• Required work
Leave every picture out and write out the records below exactly.

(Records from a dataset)
* begin *

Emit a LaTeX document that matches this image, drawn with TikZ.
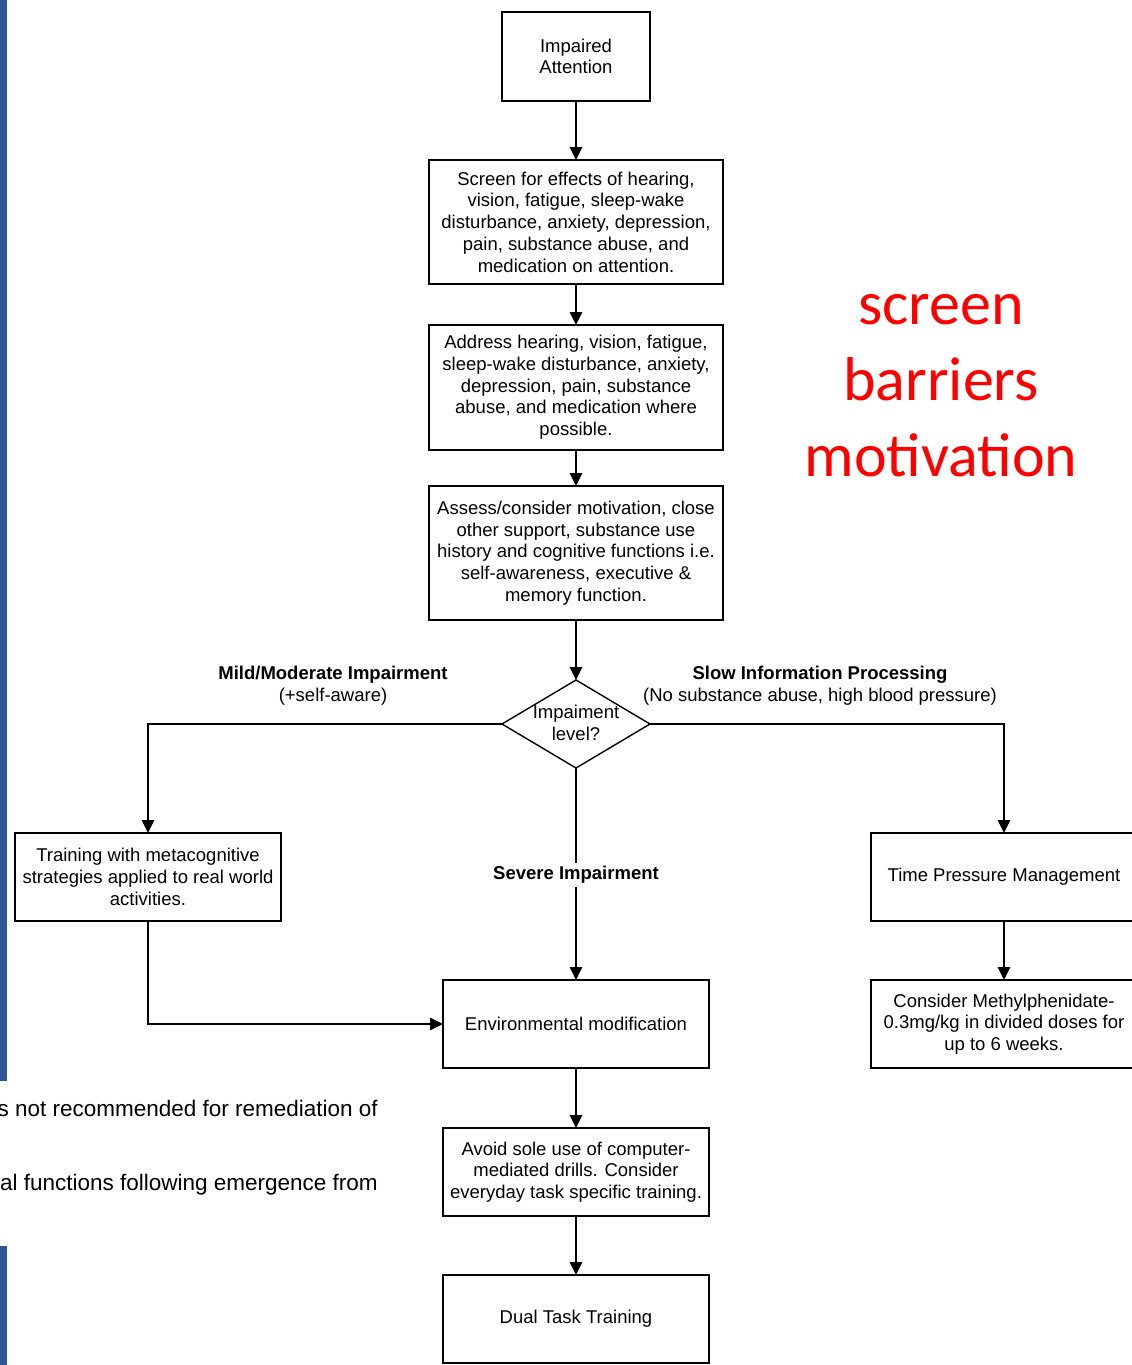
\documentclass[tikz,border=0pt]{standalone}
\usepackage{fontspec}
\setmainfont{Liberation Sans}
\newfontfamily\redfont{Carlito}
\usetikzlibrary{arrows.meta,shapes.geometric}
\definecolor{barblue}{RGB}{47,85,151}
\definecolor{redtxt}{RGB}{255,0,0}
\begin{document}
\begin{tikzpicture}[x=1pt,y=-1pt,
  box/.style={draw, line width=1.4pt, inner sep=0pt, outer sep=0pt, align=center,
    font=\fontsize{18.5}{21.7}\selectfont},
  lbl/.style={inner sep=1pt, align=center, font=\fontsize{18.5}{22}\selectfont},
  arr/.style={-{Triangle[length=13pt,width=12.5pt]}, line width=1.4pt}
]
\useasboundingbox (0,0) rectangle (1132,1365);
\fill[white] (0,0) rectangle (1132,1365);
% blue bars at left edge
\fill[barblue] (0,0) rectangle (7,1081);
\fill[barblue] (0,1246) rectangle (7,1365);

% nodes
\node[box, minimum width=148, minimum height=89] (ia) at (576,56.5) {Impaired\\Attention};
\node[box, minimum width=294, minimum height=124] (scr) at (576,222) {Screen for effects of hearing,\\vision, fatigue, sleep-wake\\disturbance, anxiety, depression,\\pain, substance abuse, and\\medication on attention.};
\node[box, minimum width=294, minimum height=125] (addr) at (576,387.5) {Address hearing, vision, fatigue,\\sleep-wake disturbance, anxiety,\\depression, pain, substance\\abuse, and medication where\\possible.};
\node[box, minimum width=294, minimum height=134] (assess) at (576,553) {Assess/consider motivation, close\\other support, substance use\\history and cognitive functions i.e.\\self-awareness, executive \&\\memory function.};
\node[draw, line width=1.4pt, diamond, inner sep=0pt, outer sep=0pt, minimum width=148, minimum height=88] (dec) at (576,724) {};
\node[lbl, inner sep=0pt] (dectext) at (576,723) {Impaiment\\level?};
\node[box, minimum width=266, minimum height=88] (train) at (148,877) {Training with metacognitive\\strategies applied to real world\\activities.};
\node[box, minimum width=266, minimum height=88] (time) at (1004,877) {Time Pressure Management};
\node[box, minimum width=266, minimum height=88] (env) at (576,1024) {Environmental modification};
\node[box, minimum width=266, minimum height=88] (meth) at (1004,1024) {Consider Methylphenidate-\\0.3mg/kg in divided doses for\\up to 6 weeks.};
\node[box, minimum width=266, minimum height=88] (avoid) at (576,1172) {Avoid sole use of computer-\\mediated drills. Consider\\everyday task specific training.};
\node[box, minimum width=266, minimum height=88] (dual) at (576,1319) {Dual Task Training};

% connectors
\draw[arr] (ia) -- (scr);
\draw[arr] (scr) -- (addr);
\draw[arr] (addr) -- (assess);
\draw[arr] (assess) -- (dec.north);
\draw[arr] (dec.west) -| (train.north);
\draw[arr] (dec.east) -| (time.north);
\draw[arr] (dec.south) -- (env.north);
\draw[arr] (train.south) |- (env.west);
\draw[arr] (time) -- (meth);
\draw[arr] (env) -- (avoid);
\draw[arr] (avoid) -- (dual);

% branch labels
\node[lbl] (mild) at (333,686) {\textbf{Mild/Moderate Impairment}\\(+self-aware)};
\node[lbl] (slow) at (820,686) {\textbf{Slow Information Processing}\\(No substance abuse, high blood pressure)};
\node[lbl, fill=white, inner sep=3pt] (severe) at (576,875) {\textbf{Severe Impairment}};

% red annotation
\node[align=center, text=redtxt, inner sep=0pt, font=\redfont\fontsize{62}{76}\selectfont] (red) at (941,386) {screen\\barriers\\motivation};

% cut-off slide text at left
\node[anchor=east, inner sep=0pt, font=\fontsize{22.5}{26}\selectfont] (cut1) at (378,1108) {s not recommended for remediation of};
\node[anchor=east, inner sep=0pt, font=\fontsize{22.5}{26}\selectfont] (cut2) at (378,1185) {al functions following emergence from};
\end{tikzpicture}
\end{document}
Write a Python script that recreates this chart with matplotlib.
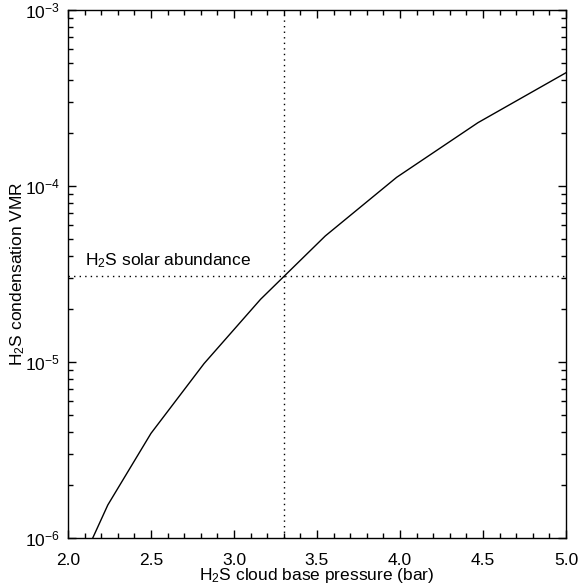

* end *

• The result
Emit a LaTeX document that matches this image, drawn with TikZ.
\documentclass[tikz,border=0pt]{standalone}
\usepackage{fontspec}
\setmainfont{Liberation Sans}
\newfontfamily\redfont{Carlito}
\usetikzlibrary{arrows.meta,shapes.geometric}
\definecolor{barblue}{RGB}{47,85,151}
\definecolor{redtxt}{RGB}{255,0,0}
\begin{document}
\begin{tikzpicture}[x=1pt,y=-1pt,
  box/.style={draw, line width=1.4pt, inner sep=0pt, outer sep=0pt, align=center,
    font=\fontsize{18.5}{21.7}\selectfont},
  lbl/.style={inner sep=1pt, align=center, font=\fontsize{18.5}{22}\selectfont},
  arr/.style={-{Triangle[length=13pt,width=12.5pt]}, line width=1.4pt}
]
\useasboundingbox (0,0) rectangle (1132,1365);
\fill[white] (0,0) rectangle (1132,1365);
% blue bars at left edge
\fill[barblue] (0,0) rectangle (7,1081);
\fill[barblue] (0,1246) rectangle (7,1365);

% nodes
\node[box, minimum width=148, minimum height=89] (ia) at (576,56.5) {Impaired\\Attention};
\node[box, minimum width=294, minimum height=124] (scr) at (576,222) {Screen for effects of hearing,\\vision, fatigue, sleep-wake\\disturbance, anxiety, depression,\\pain, substance abuse, and\\medication on attention.};
\node[box, minimum width=294, minimum height=125] (addr) at (576,387.5) {Address hearing, vision, fatigue,\\sleep-wake disturbance, anxiety,\\depression, pain, substance\\abuse, and medication where\\possible.};
\node[box, minimum width=294, minimum height=134] (assess) at (576,553) {Assess/consider motivation, close\\other support, substance use\\history and cognitive functions i.e.\\self-awareness, executive \&\\memory function.};
\node[draw, line width=1.4pt, diamond, inner sep=0pt, outer sep=0pt, minimum width=148, minimum height=88] (dec) at (576,724) {};
\node[lbl, inner sep=0pt] (dectext) at (576,723) {Impaiment\\level?};
\node[box, minimum width=266, minimum height=88] (train) at (148,877) {Training with metacognitive\\strategies applied to real world\\activities.};
\node[box, minimum width=266, minimum height=88] (time) at (1004,877) {Time Pressure Management};
\node[box, minimum width=266, minimum height=88] (env) at (576,1024) {Environmental modification};
\node[box, minimum width=266, minimum height=88] (meth) at (1004,1024) {Consider Methylphenidate-\\0.3mg/kg in divided doses for\\up to 6 weeks.};
\node[box, minimum width=266, minimum height=88] (avoid) at (576,1172) {Avoid sole use of computer-\\mediated drills. Consider\\everyday task specific training.};
\node[box, minimum width=266, minimum height=88] (dual) at (576,1319) {Dual Task Training};

% connectors
\draw[arr] (ia) -- (scr);
\draw[arr] (scr) -- (addr);
\draw[arr] (addr) -- (assess);
\draw[arr] (assess) -- (dec.north);
\draw[arr] (dec.west) -| (train.north);
\draw[arr] (dec.east) -| (time.north);
\draw[arr] (dec.south) -- (env.north);
\draw[arr] (train.south) |- (env.west);
\draw[arr] (time) -- (meth);
\draw[arr] (env) -- (avoid);
\draw[arr] (avoid) -- (dual);

% branch labels
\node[lbl] (mild) at (333,686) {\textbf{Mild/Moderate Impairment}\\(+self-aware)};
\node[lbl] (slow) at (820,686) {\textbf{Slow Information Processing}\\(No substance abuse, high blood pressure)};
\node[lbl, fill=white, inner sep=3pt] (severe) at (576,875) {\textbf{Severe Impairment}};

% red annotation
\node[align=center, text=redtxt, inner sep=0pt, font=\redfont\fontsize{62}{76}\selectfont] (red) at (941,386) {screen\\barriers\\motivation};

% cut-off slide text at left
\node[anchor=east, inner sep=0pt, font=\fontsize{22.5}{26}\selectfont] (cut1) at (378,1108) {s not recommended for remediation of};
\node[anchor=east, inner sep=0pt, font=\fontsize{22.5}{26}\selectfont] (cut2) at (378,1185) {al functions following emergence from};
\end{tikzpicture}
\end{document}
Write a Python script that recreates this chart with matplotlib.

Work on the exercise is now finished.